By Cecilia Nasmith/Today’s Northumberland
At this point, Associate Director of Housing and Homelessness Rebecca Snelgrove said at Wednesday’s meeting of Northumberland County council’s Social Services Committee, there is time to be prepared to offer a warming room for the 2026-2027 winter without an undue last-minute rush.
With options limited to county property under the Town of Cobourg’s Emergency Care Establishment Bylaw, Snelgrove presented a report that proposed purchasing or leasing a construction trailer to be set up on the lower parking lot of the old Golden Plough Lodge property. The plan is a larger trailer plus a separate one holding two washrooms. With preparation and set-up, an upset-limit budget of $350,000 is anticipated. A further $270,000 would be budgeted for staffing and $30,000 for food and programming expenses.
But an alternative came forward through Warden Bob Crate, who revived a previously discarded idea, the option known simply as Building 18.
This is a two-storey brick building that was part of Cobourg’s old Army Supply Depot and was later turned over to D’Arcy Place Developmental Centre for its use before it closed in 1996.
Located adjacent to the Cobourg Community Centre, its lower floor is leased by Northumberland Youth For Christ and the program that the Victorian Order of Nurses runs for seniors with cognitive impairments – two very vulnerable populations, it has been noted in prior debate.
Last year, Cobourg Mayor Lucas Cleveland proposed using the building’s vacant second floor for a warming space, citing the relative lack of nearby residential development.
This week, Diane Manol addressed the county-council committee to urge a permanent strategy for the seasonal warming room.
She termed spending $350,000 on a trailer “another stop-gap temporary solution, similar to the council chambers suggestion last year, which evolved into the warming room in the board room next door.
“I don’t know what the answers are, but I know this is not the answer,” Manol declared.
“In the long term, you are right, and that we should look for something long-term – and I don’t think we have exhausted the possibilities on Building 18,” Crate said.
“I think in hindsight, looking at Building 18, it could be a long-term solution to our problem, and I am going to advocate that we take a second look.”

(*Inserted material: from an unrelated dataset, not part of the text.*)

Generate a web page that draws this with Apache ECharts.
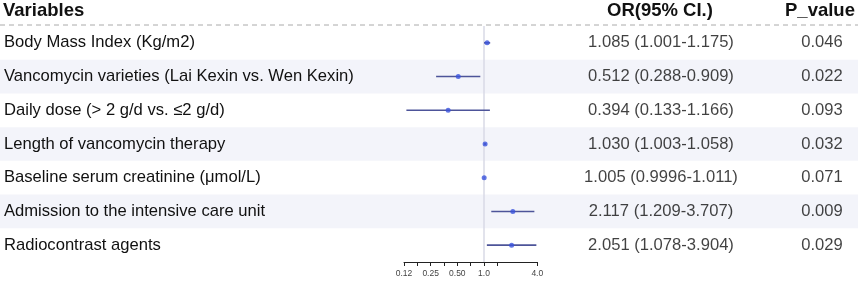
<!DOCTYPE html>
<html>
<head>
<meta charset="utf-8">
<script src="https://cdn.jsdelivr.net/npm/echarts@6/dist/echarts.min.js"></script>
<style>
  html, body { margin: 0; padding: 0; background: #fff; }
  #chart { width: 858px; height: 282px; }
</style>
</head>
<body>
<div id="chart"></div>
<script>
const variables = [
  "Body Mass Index (Kg/m2)",
  "Vancomycin varieties (Lai Kexin vs. Wen Kexin)",
  "Daily dose (> 2 g/d vs. \u22642 g/d)",
  "Length of vancomycin therapy",
  "Baseline serum creatinine (\u03bcmol/L)",
  "Admission to the intensive care unit",
  "Radiocontrast agents"
];
const orValues = [1.085, 0.512, 0.394, 1.030, 1.005, 2.117, 2.051];
const ciLower = [1.001, 0.288, 0.133, 1.003, 0.9996, 1.209, 1.078];
const ciUpper = [1.175, 0.909, 1.166, 1.058, 1.011, 3.707, 3.904];
const orText = [
  "1.085 (1.001-1.175)",
  "0.512 (0.288-0.909)",
  "0.394 (0.133-1.166)",
  "1.030 (1.003-1.058)",
  "1.005 (0.9996-1.011)",
  "2.117 (1.209-3.707)",
  "2.051 (1.078-3.904)"
];
const pValues = ["0.046", "0.022", "0.093", "0.032", "0.071", "0.009", "0.029"];
// tick positions on the OR axis (log2 scale)
const tickValues = [0.125, 0.177, 0.25, 0.354, 0.5, 0.707, 1, 1.414, 4];
const tickLabels = { 0.125: "0.12", 0.25: "0.25", 0.5: "0.50", 1: "1.0", 4: "4.0" };

const log2 = Math.log2;
const FONT = "Liberation Sans, Arial, sans-serif";
const TEXT_SIZE = 16.6;

const chart = echarts.init(document.getElementById("chart"), null, { renderer: "canvas" });

const gridTop = 26;
const gridH = 236;
const headStyle = { fontFamily: FONT, fontSize: 18.5, fontWeight: "bold", color: "#111" };

chart.setOption({
  animation: false,
  backgroundColor: "#fff",
  grid: [
    // full-width table grid (row bands + text)
    { left: 0, top: gridTop, width: 858, height: gridH, z: 0 },
    // forest plot grid
    { left: 404, top: gridTop, width: 133.3, height: gridH }
  ],
  title: [
    { text: "Variables", left: 3, top: 1, padding: 0, textStyle: headStyle },
    { text: "OR(95% CI.)", left: 607, top: 1, padding: 0, textStyle: headStyle },
    { text: "P_value", left: 785, top: 1, padding: 0, textStyle: headStyle }
  ],
  graphic: [
    {
      type: "line",
      shape: { x1: 0, y1: 25, x2: 858, y2: 25 },
      style: { stroke: "#aaa", lineWidth: 1, lineDash: [5, 4] },
      z: 10
    }
  ],
  xAxis: [
    { gridIndex: 0, type: "value", min: 0, max: 858, show: false },
    {
      gridIndex: 1,
      type: "value",
      min: -3,
      max: 2,
      interval: 0.5,
      splitLine: { show: false },
      axisLine: { show: true, lineStyle: { color: "#222", width: 1 } },
      axisTick: {
        show: true,
        length: 4,
        lineStyle: { color: "#222" },
        customValues: tickValues.map(log2)
      },
      axisLabel: {
        fontFamily: FONT,
        fontSize: 8.5,
        color: "#444",
        margin: 7,
        customValues: Object.keys(tickLabels).map(Number).map(log2),
        formatter: function (v) {
          const raw = Math.pow(2, v);
          const key = Object.keys(tickLabels).find(k => Math.abs(Number(k) - raw) < 1e-6);
          return key ? tickLabels[key] : "";
        }
      }
    }
  ],
  yAxis: [
    {
      gridIndex: 0,
      type: "category",
      inverse: true,
      data: variables,
      axisLine: { show: false },
      axisTick: { show: false },
      splitLine: { show: false },
      splitArea: { show: true, areaStyle: { color: ["rgba(255,255,255,0)", "#f3f4fa"] } },
      axisLabel: {
        inside: true,
        margin: 4,
        align: "left",
        fontFamily: FONT,
        fontSize: TEXT_SIZE,
        color: "#111"
      },
      z: 0
    },
    {
      gridIndex: 1,
      type: "category",
      inverse: true,
      data: variables,
      show: false
    }
  ],
  series: [
    {
      name: "orText",
      type: "scatter",
      xAxisIndex: 0,
      yAxisIndex: 0,
      symbolSize: 0,
      silent: true,
      data: orText.map((t, i) => [661, i]),
      label: {
        show: true,
        position: "inside",
        fontFamily: FONT,
        fontSize: TEXT_SIZE,
        color: "#111",
        formatter: p => orText[p.dataIndex]
      },
      z: 5
    },
    {
      name: "p",
      type: "scatter",
      xAxisIndex: 0,
      yAxisIndex: 0,
      symbolSize: 0,
      silent: true,
      data: pValues.map((t, i) => [822, i]),
      label: {
        show: true,
        position: "inside",
        fontFamily: FONT,
        fontSize: TEXT_SIZE,
        color: "#111",
        formatter: p => pValues[p.dataIndex]
      },
      z: 5
    },
    {
      name: "ci",
      type: "custom",
      xAxisIndex: 1,
      yAxisIndex: 1,
      data: variables.map((v, i) => [i, log2(ciLower[i]), log2(ciUpper[i])]),
      renderItem: function (params, api) {
        const a = api.coord([api.value(1), api.value(0)]);
        const b = api.coord([api.value(2), api.value(0)]);
        return {
          type: "line",
          shape: { x1: a[0], y1: a[1], x2: b[0], y2: b[1] },
          style: { stroke: "#4d5499", lineWidth: 1.6 }
        };
      },
      markLine: {
        silent: true,
        symbol: "none",
        label: { show: false },
        lineStyle: { color: "#d8dae6", type: "solid", width: 1.5 },
        data: [{ xAxis: 0 }],
        z: 1
      },
      z: 6
    },
    {
      name: "OR",
      type: "scatter",
      xAxisIndex: 1,
      yAxisIndex: 1,
      symbol: "circle",
      symbolSize: 5,
      itemStyle: { color: "#3a52dc" },
      data: orValues.map((v, i) => [log2(v), i]),
      z: 7
    }
  ]
});
</script>
</body>
</html>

“I am not opposed to Building 18 as a long-term solution, if you find a long-term solution to move the two current vulnerable tenants,” Manol agreed.
Crate pointed out that the upstairs is already sprinklered, so potentially people could be allowed to sleep.
Accessibility is an issue, as the vacant space is on the second floor, but the warden argued that the money that might otherwise have created the construction-trailer solution could be put into preparing the Building 18 site.
“I understand our public works staff have had a walk-through to determine the amount of work that would be needed and whether it might be ready to go this winter,” Snelgrove said.
“There are other barriers that would increase the lead time, including negotiations with the town and all those different pieces needed to go through.”
Snelgrove acknowledged that the proposed trailer solution for next year’s warming room is a short-term solution – though it offered some prospects, at the end of the season, for recouping some of the cost from the sale of the trailer.
“The lead time for something like this is around five months, so we are already at a point where we need to move forward, if we are going to move forward with this, in order to have the site ready to go for this upcoming winter season,” she said.
Pointing out that the Cobourg Police Services building had only just now become accessible, Cleveland said there might be some way to grandfather or defer accessibility requirements for Building 18.
Chief Administrative Office Dan Borowec brought up the existing tenants, whose needs would also have to be accommodated. But for now, he said, “we need to take a good sound look at Building 18 and see what opportunities we can make happen there within a reasonable period of time.”
This would include a more fulsome debate with the entire county-council body at its June 17 meeting, he added. The committee subsequently passed a motion to identify this matter for further discussion at that meeting.